GENEVA (AP) -- The World Trade Organization set up panels Wednesday to investigate allegedly illegal subsidies paid by the EU and U.S. to airplane makers Airbus and Boeing Co., although both sides say they are still willing to try to reach a negotiated settlement.

The creation of the panels restarts what could become the costliest and highest-profile case in the 10-year history of the WTO and one that could result in higher ticket prices for plane travelers.

''This case will be the most complicated case that the WTO has ever handled,'' Fabian Delcros, an EU spokesman in Geneva, told The Associated Press. ''But the communication channels remain open.''

The United States also would prefer to reach a settlement and is ''prepared to negotiate in parallel with (its) WTO case,'' Richard Mills, spokesman for U.S. Trade Representative Robert Portman, told the AP.

The WTO's dispute settlement body agreed to set up the panels after the United States and European Union both went forward with a second request, a month after each side blocked one another in routine bureaucratic maneuvering.

Washington filed a complaint at the 148-member global trade body in May about plans for European government aid to fund the development of Airbus's A350 _ a mid-sized jet aimed at competing with Boeing's 787 Dreamliner. Airbus is a joint venture of Netherlands-based EADS NV, with an 80 percent stake, and U.K.-based BAE Systems PLC, which owns 20 percent.

The EU then filed a counter-complaint, claiming that Chicago-based Boeing continues to benefit from massive subsidies in violation of international trade agreements.

The U.S. has argued that Airbus has used massive amounts of EU and member state subsidies to seize more than half of the world's civil aircraft market at the expense of Boeing.

''We are going to the WTO because we want to see the end to launch aid and other new subsidies,'' Mills said.

Washington says it has been seeking negotiations with the EU for over a year to end subsidies for civil aircraft.

The EU ''has only been willing to reduce subsidies, not end them,'' the United States said in a statement to the dispute settlement body. ''Even now, certain (EU) member states are insisting on providing new subsidies to Airbus that Airbus says it does not even need.''

But the EU argued that it has been Boeing that has distorted the civil aircraft market, and dismissed U.S. claims of illegal European support for Airbus as ''purely speculative.''

''This procedure will clearly show how massively Boeing is being subsidized,'' said trade official Raimund Raith, who represented the EU at the meeting of the dispute settlement body.

The EU ''has made genuine attempts to settle the case amicably instead of pursuing the path of litigation,'' Raith said. ''Unfortunately the U.S. was not prepared to move an inch.''

The EU and United States now must now decide on three to five arbitrators for each panel.
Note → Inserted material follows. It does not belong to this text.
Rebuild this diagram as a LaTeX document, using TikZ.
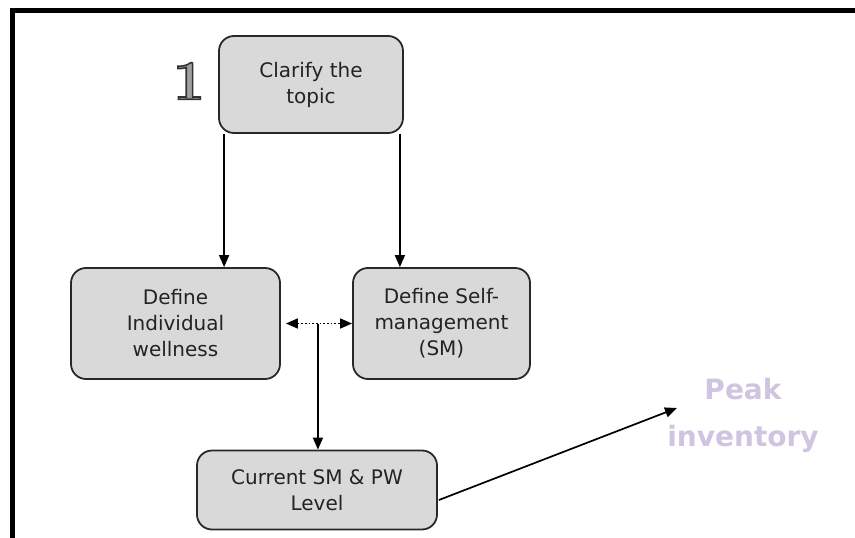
\documentclass[tikz,border=0pt]{standalone}
\usepackage{fontspec}
\setmainfont{DejaVu Sans}
\newfontfamily\numfont{Latin Modern Roman}
\usetikzlibrary{arrows.meta,calc}

\definecolor{boxfill}{RGB}{217,217,217}
\definecolor{boxline}{RGB}{40,40,40}
\definecolor{boxtext}{RGB}{35,35,35}
\definecolor{peakcol}{RGB}{206,197,224}
\definecolor{numfill}{RGB}{160,160,160}

% glyphs filled with the current colour and stroked in dark grey
\newcommand{\outlinedglyph}[1]{%
  \special{pdf:literal direct 2 Tr 1.6 w 0.2 0.2 0.2 RG}#1\special{pdf:literal direct 0 Tr}}

\tikzset{
  stepbox/.style={draw=boxline, line width=1.8pt, fill=boxfill, rounded corners=15pt,
    text=boxtext, align=center, inner sep=0pt,
    font=\fontsize{20}{26}\selectfont},
  arr/.style={line width=1.7pt, -{Triangle[length=12pt,width=10pt]}},
  dblarr/.style={line width=1.7pt, dotted, {Triangle[length=12pt,width=10pt]}-{Triangle[length=12pt,width=10pt]}},
  frameline/.style={line width=5pt, black},
}

\begin{document}
\begin{tikzpicture}[x=1pt, y=-1pt]
  \useasboundingbox (0,0) rectangle (855,538);
  \fill[white] (0,0) rectangle (855,538);

  % outer frame: only the top and left edges fall inside the page
  \draw[frameline] (12.5,560) -- (12.5,10.5) -- (880,10.5);

  % step number
  \node[text=numfill, font=\numfont\bfseries\fontsize{56}{56}\selectfont, inner sep=0pt]
    (num) at (189,81) {\outlinedglyph{1}};

  % steps
  \node[stepbox, minimum width=184pt, minimum height=97pt] (clarify) at (311,84.5)
    {Clarify the\\topic};
  \node[stepbox, minimum width=209pt, minimum height=111pt] (indiv) at (175.5,323.5)
    {Define\\Individual\\wellness};
  \node[stepbox, minimum width=177pt, minimum height=111pt] (self) at (441.5,323.5)
    {Define Self-\\management\\(SM)};
  \node[stepbox, minimum width=240pt, minimum height=79pt] (current) at (317,490)
    {Current SM \& PW\\Level};

  % result label
  \node[text=peakcol, font=\bfseries\fontsize{28}{47}\selectfont, align=center, inner sep=0pt]
    (peak) at (743,415) {Peak\\inventory};

  % connectors
  \draw[arr] ([xshift=6pt]clarify.south west) -- ([xshift=6pt]clarify.south west |- indiv.north);
  \draw[arr] ([xshift=-4pt]clarify.south east) -- ([xshift=-4pt]clarify.south east |- self.north);
  \draw[dblarr] ([xshift=5pt]indiv.east) -- (self.west);
  \coordinate (join) at ($(indiv.east)!0.52!(self.west)$);
  \draw[arr] (join) -- (join |- current.north);
  \coordinate (tip) at (677,408);
  \draw[arr] ([xshift=1pt,yshift=-10pt]current.east) -- (tip);
\end{tikzpicture}
\end{document}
Once that has been agreed on, in theory the panels will have nine months to produce their findings, although the case is expected to last much longer.

EU Trade Commissioner Peter Mandelson has said it could take ''years to resolve'' the standoff but it would likely result in a legal stalemate.
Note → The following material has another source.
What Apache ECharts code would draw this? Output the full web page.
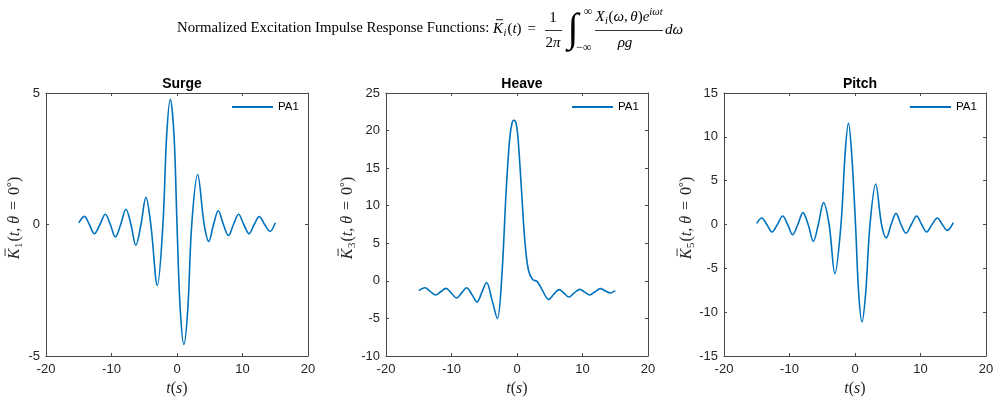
<!DOCTYPE html>
<html>
<head>
<meta charset="utf-8">
<script src="https://cdn.jsdelivr.net/npm/echarts@6/dist/echarts.min.js"></script>
<style>
html,body{margin:0;padding:0;background:#fff;}
#chart{width:996px;height:399px;}
</style>
</head>
<body>
<div id="chart"></div>
<script>
// ---- data ----
const panelTitles = ['Surge', 'Heave', 'Pitch'];
const legendName = 'PA1';
const xTicks = [-20, -10, 0, 10, 20];
const surgeYTicks = [-5, 0, 5];
const heaveYTicks = [-10, -5, 0, 5, 10, 15, 20, 25];
const pitchYTicks = [-15, -10, -5, 0, 5, 10, 15];
const yIndexLabels = ['1', '3', '5'];

const surgeT = [-15, -14.15, -13.38, -12.6, -11.77, -10.94, -10.18, -9.41, -8.6, -7.79, -7.03, -6.28, -5.5, -4.75, -4.0, -3.0, -2.15, -1.58, -1.02, -0.45, 0.0, 0.49, 1.05, 1.65, 2.25, 3.15, 4.15, 4.85, 5.58, 6.3, 7.08, 7.85, 8.62, 9.4, 10.2, 11.0, 11.78, 12.57, 13.38, 14.2, 15];
const surgeK = [0.06, 0.31, 0, -0.35, 0, 0.39, 0, -0.47, 0, 0.58, 0, -0.79, 0, 1.03, 0, -2.32, 0, 3.37, 4.76, 3.37, 0, -3.2, -4.56, -3.2, 0, 1.9, 0, -0.64, 0, 0.52, 0, -0.42, 0, 0.39, 0, -0.35, 0, 0.3, 0, -0.26, 0.07];

const heaveT = [-15, -14.05, -13.25, -12.43, -11.65, -10.85, -10.05, -9.23, -8.45, -7.7, -6.9, -6.1, -5.35, -4.65, -3.8, -3.0, -2.36, -1.65, -1.14, -0.79, -0.47, -0.12, 0.18, 0.69, 1.19, 1.75, 2.4, 3.1, 3.9, 4.82, 5.6, 6.42, 7.2, 7.92, 8.75, 9.58, 10.35, 11.1, 11.9, 12.73, 13.5, 14.25, 15];
const heaveK = [-1.31, -0.91, -1.4, -1.89, -1.45, -1.0, -1.6, -2.28, -1.6, -0.91, -1.8, -2.8, -1.5, -0.22, -2.6, -5.01, 0, 12.06, 18.7, 20.9, 21.37, 20.9, 18.7, 12.06, 5.4, 1.41, 0.17, -0.1, -1.3, -2.47, -1.8, -1.17, -1.65, -2.15, -1.6, -1.13, -1.5, -1.89, -1.45, -1.04, -1.35, -1.62, -1.31];

const pitchT = [-15, -14.25, -13.46, -12.67, -11.85, -11.04, -10.28, -9.52, -8.73, -7.94, -7.15, -6.36, -5.6, -4.8, -3.95, -3.07, -2.14, -1.5, -1.0, -0.52, 0.08, 0.56, 1.07, 1.63, 2.29, 3.16, 4.05, 4.78, 5.52, 6.26, 7.02, 7.79, 8.6, 9.41, 10.18, 10.94, 11.75, 12.57, 13.33, 14.1, 15];
const pitchK = [0.13, 0.74, 0, -0.86, 0, 0.97, 0, -1.16, 0, 1.35, 0, -1.92, 0, 2.5, 0, -5.6, 0, 8.2, 11.58, 8.2, 0, -7.8, -11.1, -7.8, 0, 4.62, 0, -1.54, 0, 1.27, 0, -1.0, 0, 0.97, 0, -0.86, 0, 0.74, 0, -0.67, 0.21];

// ---- helpers ----
const zip = (a, b) => a.map((v, i) => [v, b[i]]);
const SERIF = 'Liberation Serif';
const measureCtx = document.createElement('canvas').getContext('2d');
function fontStr(p, base) {
  return (p.i ? 'italic ' : '') + (p.size || base) + 'px "' + SERIF + '"';
}
// lay out a row of math pieces horizontally, centred on 0 (or left at 0)
function mathRow(pieces, base, color, centre) {
  let x = 0;
  const placed = [];
  pieces.forEach(p => {
    const f = fontStr(p, base);
    measureCtx.font = f;
    const w = measureCtx.measureText(p.t).width;
    x += p.pl || 0;
    placed.push({p, f, x, w});
    x += w + (p.pr || 0);
  });
  const off = centre ? -x / 2 : 0;
  const children = [];
  placed.forEach(o => {
    children.push({type: 'text', x: o.x + off, y: o.p.dy || 0,
      style: {text: o.p.t, font: o.f, fill: color, align: 'left', verticalAlign: 'middle'}});
    if (o.p.bar) {
      const by = -base * 0.62;
      children.push({type: 'line', shape: {x1: o.x + off + o.w * 0.3, y1: by, x2: o.x + off + o.w * 1.0, y2: by},
        style: {stroke: color, lineWidth: 0.9}});
    }
  });
  return children;
}

// ---- build chart ----
const seriesData = [zip(surgeT, surgeK), zip(heaveT, heaveK), zip(pitchT, pitchK)];
const yTickSets = [surgeYTicks, heaveYTicks, pitchYTicks];

const gridLefts = [46, 386, 724];
const gridW = 262, gridTop = 93, gridH = 263;
const axisColor = '#4a4a4a';
const textColor = '#262626';
const lineBlue = '#0072BD';
const yNameX = [15, 348, 687];
const yNameY = 218;

const grids = [], xAxes = [], yAxes = [], series = [], titles = [], legends = [], graphics = [];
for (let i = 0; i < 3; i++) {
  grids.push({left: gridLefts[i], top: gridTop, width: gridW, height: gridH,
    show: false, outerBoundsMode: 'none', containLabel: false});
  const yt = yTickSets[i];
  const yMin = yt[0], yMax = yt[yt.length - 1], yInt = yt[1] - yt[0];
  const xMin = xTicks[0], xMax = xTicks[xTicks.length - 1], xInt = xTicks[1] - xTicks[0];
  const common = {
    axisLine: {show: true, onZero: false, lineStyle: {color: axisColor, width: 1}},
    axisTick: {show: true, inside: true, length: 3, lineStyle: {color: axisColor, width: 1}},
    splitLine: {show: false}
  };
  xAxes.push(Object.assign({type: 'value', gridIndex: i, position: 'bottom', min: xMin, max: xMax, interval: xInt,
    axisLabel: {color: textColor, fontSize: 13, fontFamily: 'Liberation Sans', margin: 7},
    name: '{i|t}{n|(}{i|s}{n|)}', nameLocation: 'middle', nameGap: 25,
    nameTextStyle: {rich: {
      i: {fontFamily: SERIF, fontStyle: 'italic', fontSize: 16, color: textColor},
      n: {fontFamily: SERIF, fontSize: 16, color: textColor}}}
  }, common));
  xAxes.push(Object.assign({type: 'value', gridIndex: i, position: 'top', min: xMin, max: xMax, interval: xInt,
    axisLabel: {show: false}}, common));
  yAxes.push(Object.assign({type: 'value', gridIndex: i, position: 'left', min: yMin, max: yMax, interval: yInt,
    axisLabel: {color: textColor, fontSize: 13, fontFamily: 'Liberation Sans', margin: 6}}, common));
  yAxes.push(Object.assign({type: 'value', gridIndex: i, position: 'right', min: yMin, max: yMax, interval: yInt,
    axisLabel: {show: false}}, common));
  series.push({type: 'line', name: legendName, xAxisIndex: 2 * i, yAxisIndex: 2 * i,
    data: seriesData[i], showSymbol: false, symbol: 'none', smooth: 0.35,
    lineStyle: {color: lineBlue, width: 1.6}, itemStyle: {color: lineBlue}, animation: false});
  titles.push({text: panelTitles[i], left: gridLefts[i] + gridW / 2, top: 72, textAlign: 'center',
    textStyle: {fontSize: 14, fontWeight: 'bold', fontFamily: 'Liberation Sans', color: '#000'}});
  legends.push({data: [legendName], left: gridLefts[i] + gridW - 76, top: 101, icon: 'rect',
    itemWidth: 41, itemHeight: 2, itemGap: 4, selectedMode: false,
    textStyle: {fontSize: 11.5, fontFamily: 'Liberation Sans', color: '#000', padding: [0, 0, 0, 0]},
    padding: 0});
  // y-axis label as rotated math row
  const pieces = [
    {t: 'K', i: 1, bar: 1},
    {t: yIndexLabels[i], size: 11, dy: 4, pl: 0.5},
    {t: '(', pl: 1}, {t: 't', i: 1}, {t: ','},
    {t: '\u03b8', i: 1, pl: 4},
    {t: '=', pl: 6}, {t: '0', pl: 6}, {t: '\u00b0', size: 12, dy: -3}, {t: ')'}
  ];
  graphics.push({type: 'group', x: yNameX[i], y: yNameY, rotation: Math.PI / 2,
    children: mathRow(pieces, 16, textColor, true)});
}

// main title
const fs = 15;
graphics.push({type: 'text', left: 177, top: 21, style: {text: 'Normalized Excitation Impulse Response Functions:', font: '14.8px "' + SERIF + '"', fill: '#000'}});
graphics.push({type: 'group', x: 493, y: 29, children: mathRow([
  {t: 'K', i: 1, bar: 1}, {t: 'i', i: 1, size: 10.5, dy: 4, pl: 0.5},
  {t: '(', pl: 1}, {t: 't', i: 1}, {t: ')'}, {t: '=', pl: 6}
], fs, '#000', false)});
graphics.push({type: 'text', x: 553, y: 18, style: {text: '1', font: fs + 'px "' + SERIF + '"', fill: '#000', align: 'center', verticalAlign: 'middle'}});
graphics.push({type: 'group', x: 553, y: 43, children: mathRow([{t: '2'}, {t: '\u03c0', i: 1}], fs, '#000', true)});
graphics.push({type: 'line', shape: {x1: 545, y1: 30.5, x2: 562, y2: 30.5}, style: {stroke: '#000', lineWidth: 0.8}});
graphics.push({type: 'text', x: 573, y: 30, style: {text: '\u222b', font: 'italic 40px "' + SERIF + '"', fill: '#000', align: 'center', verticalAlign: 'middle'}});
graphics.push({type: 'text', x: 588, y: 12, style: {text: '\u221e', font: '12px "' + SERIF + '"', fill: '#000', align: 'center', verticalAlign: 'middle'}});
graphics.push({type: 'text', x: 584, y: 48, style: {text: '\u2212\u221e', font: '12px "' + SERIF + '"', fill: '#000', align: 'center', verticalAlign: 'middle'}});
graphics.push({type: 'group', x: 629, y: 17, children: mathRow([
  {t: 'X', i: 1}, {t: 'i', i: 1, size: 10.5, dy: 4, pl: 0.5}, {t: '(', pl: 0.5}, {t: '\u03c9', i: 1}, {t: ','},
  {t: '\u03b8', i: 1, pl: 2.5}, {t: ')'}, {t: 'e', i: 1}, {t: 'i\u03c9t', i: 1, size: 10.5, dy: -5}
], fs, '#000', true)});
graphics.push({type: 'line', shape: {x1: 595, y1: 30.5, x2: 663, y2: 30.5}, style: {stroke: '#000', lineWidth: 0.8}});
graphics.push({type: 'group', x: 625, y: 43, children: mathRow([{t: '\u03c1', i: 1}, {t: 'g', i: 1}], fs, '#000', true)});
graphics.push({type: 'group', x: 665, y: 30, children: mathRow([{t: 'd', i: 1}, {t: '\u03c9', i: 1}], fs, '#000', false)});

const chart = echarts.init(document.getElementById('chart'), null, {renderer: 'canvas'});
chart.setOption({
  backgroundColor: '#fff',
  animation: false,
  title: titles,
  legend: legends,
  grid: grids,
  xAxis: xAxes,
  yAxis: yAxes,
  series: series,
  graphic: graphics
});
</script>
</body>
</html>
The complaints reactivated a legal process at the WTO that was frozen when the EU and the U.S. entered negotiations at the beginning of the year.

Without government financing, both Airbus and Boeing would be forced to cut back on new cost-saving technologies and new planes, analysts have said.

Airbus spokeswoman Barbara Kracht declined to comment, saying it was a matter for the European Commission to handle. Boeing did not immediately issue a comment.

Shares of Boeing fell 4 cents to $64.85 in midday trading on the New York Stock Exchange.